Fort de différentes fonctionnalités, c’est également un outil de pondération qui permet d’avoir une décomposition très détaillée de la note ESG. Cela contribue à promouvoir des communications plus précises autour de l’ESG et en lien direct avec les entreprises.
Et pour résumer, quelles sont les principales fonctionnalités de votre outil ?
F.T : Il permet donc d’intégrer toutes les données ESG issues des fournisseurs, de calculer le scoring ESG et d’exporter ces informations dans notre système d’information pour réaliser nos analyses et construction de portefeuille.

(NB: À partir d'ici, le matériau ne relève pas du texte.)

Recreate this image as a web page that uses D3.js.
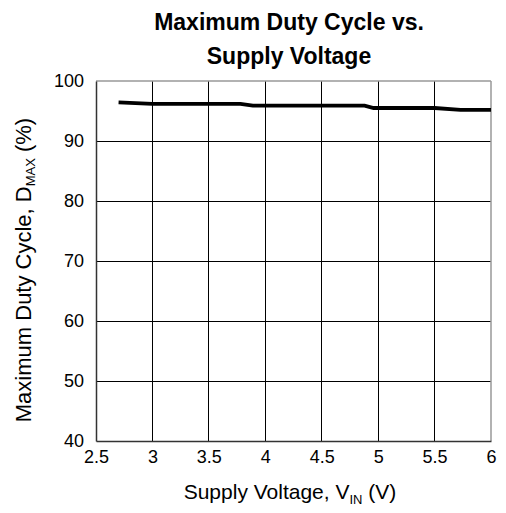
<!DOCTYPE html>
<html><head><meta charset="utf-8">
<script src="https://cdn.jsdelivr.net/npm/d3@7"></script>
<style>body{margin:0;background:#fff}svg{display:block;font-family:"Liberation Sans",Arial,sans-serif}</style>
</head><body>
<svg id="c" width="506" height="513"></svg>
<script>
const titleLines = ["Maximum Duty Cycle vs.", "Supply Voltage"];
const xTicks = [2.5, 3, 3.5, 4, 4.5, 5, 5.5, 6];
const yTicks = [40, 50, 60, 70, 80, 90, 100];
const vin = [2.7, 3.0, 3.5, 3.78, 3.89, 4.0, 4.5, 4.88, 4.96, 5.0, 5.5, 5.73, 6.0];
const dmax = [96.45, 96.2, 96.2, 96.2, 95.9, 95.9, 95.9, 95.9, 95.5, 95.5, 95.5, 95.2, 95.2];

const svg = d3.select("#c");
const m = {l: 96, r: 491, t: 81, b: 441};
const x = d3.scaleLinear().domain([2.5, 6]).range([m.l, m.r]);
const y = d3.scaleLinear().domain([40, 100]).range([m.b, m.t]);
const FF = "Liberation Sans, Arial, sans-serif";

// grid
svg.append("g").selectAll("line").data(xTicks.slice(1, -1)).join("line")
  .attr("x1", d => x(d)).attr("x2", d => x(d)).attr("y1", m.t).attr("y2", m.b)
  .attr("stroke", "#000").attr("stroke-width", 1).attr("shape-rendering", "crispEdges");
svg.append("g").selectAll("line").data(yTicks.slice(1, -1)).join("line")
  .attr("x1", m.l).attr("x2", m.r).attr("y1", d => y(d)).attr("y2", d => y(d))
  .attr("stroke", "#000").attr("stroke-width", 1).attr("shape-rendering", "crispEdges");

// frame
svg.append("line").attr("x1", m.l).attr("x2", m.r).attr("y1", m.t).attr("y2", m.t).attr("stroke", "#999").attr("stroke-width", 1.5);
svg.append("line").attr("x1", m.r).attr("x2", m.r).attr("y1", m.t).attr("y2", m.b).attr("stroke", "#999").attr("stroke-width", 1.5);

// axes
const xa = svg.append("g").attr("transform", `translate(0,${m.b})`)
  .call(d3.axisBottom(x).tickValues(xTicks).tickSize(0).tickPadding(9).tickFormat(d3.format("")));
xa.select(".domain").attr("stroke", "#333").attr("stroke-width", 1.5);
xa.selectAll("text").attr("font-size", 18).attr("fill", "#000").attr("font-family", FF);
const ya = svg.append("g").attr("transform", `translate(${m.l},0)`)
  .call(d3.axisLeft(y).tickValues(yTicks).tickSize(0).tickPadding(12).tickFormat(d3.format("")));
ya.select(".domain").attr("stroke", "#333").attr("stroke-width", 1.5);
ya.selectAll("text").attr("font-size", 18).attr("fill", "#000").attr("font-family", FF);

// data line
svg.append("path").datum(vin.map((v, i) => [v, dmax[i]]))
  .attr("fill", "none").attr("stroke", "#000").attr("stroke-width", 3.8)
  .attr("d", d3.line().x(d => x(d[0])).y(d => y(d[1])));

// title
svg.append("g").selectAll("text").data(titleLines).join("text")
  .attr("x", 289).attr("y", (d, i) => 30 + i * 34)
  .attr("text-anchor", "middle").attr("font-weight", "bold").attr("font-size", 23).attr("fill", "#000")
  .text(d => d);

// x label
const xl = svg.append("text").attr("x", 290).attr("y", 499).attr("text-anchor", "middle")
  .attr("font-size", 21).attr("fill", "#000");
xl.append("tspan").text("Supply Voltage, V");
xl.append("tspan").attr("font-size", 13).attr("dy", 5).text("IN");
xl.append("tspan").attr("dy", -5).text(" (V)");

// y label
const yl = svg.append("text").attr("transform", "translate(31,270) rotate(-90)").attr("text-anchor", "middle")
  .attr("font-size", 22).attr("fill", "#000");
yl.append("tspan").text("Maximum Duty Cycle, D");
yl.append("tspan").attr("font-size", 13).attr("dy", 4).text("MAX");
yl.append("tspan").attr("dy", -4).text(" (%)");
</script>
</body></html>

Quels sont les freins qu’il vous faut encore lever afin d’optimiser la qualité et la structuration de la data extra-financière ?
M‑P.M : Aujourd’hui, côté fournisseur de données, il n’existe pas forcément de contrôle qualité. Nous mettons en place ces contrôles afin de pouvoir notamment expliquer la volatilité des données d’un trimestre à un autre. Actuellement, notre plus gros enjeu est d’avoir une meilleure visibilité sur l’origine et la traçabilité des données.
Quel rôle l’IA a vocation à jouer dans ce cadre ?
F.T : Il y a encore quelques années, nous pensions que l’IA allait être la solution à l’ensemble des problématiques et des enjeux que nous venons d’aborder. Concrètement, si l’IA offre de nouvelles capacités en termes de collecte de la donnée, la problématique de la qualité et du suivi persiste.
Afin d’exploiter le potentiel technologique de l’IA et créer de la valeur, il nous semble indispensable de pouvoir s’appuyer sur une donnée normalisée et standardisée. À partir de là, l’IA aura, en effet, vocation à ouvrir de nouvelles perspectives en termes de recherche d’informations, d’analyse, de valorisation et de synthèse des données, voire de consolidation et de rapprochement de différents reportings et sources : rapport RSE, taxonomie, CSRD…
Et pour conclure, quel est l’impact de la réglementation dans ce cadre ?
M‑P.P : Jusque-là, l’harmonisation et la standardisation du reporting sur la durabilité et la performance extra-financière n’étaient pas forcément une priorité pour toutes les entreprises. En Europe, la CSRD est un élément structurant et va permettre d’accélérer sur ce sujet stratégique.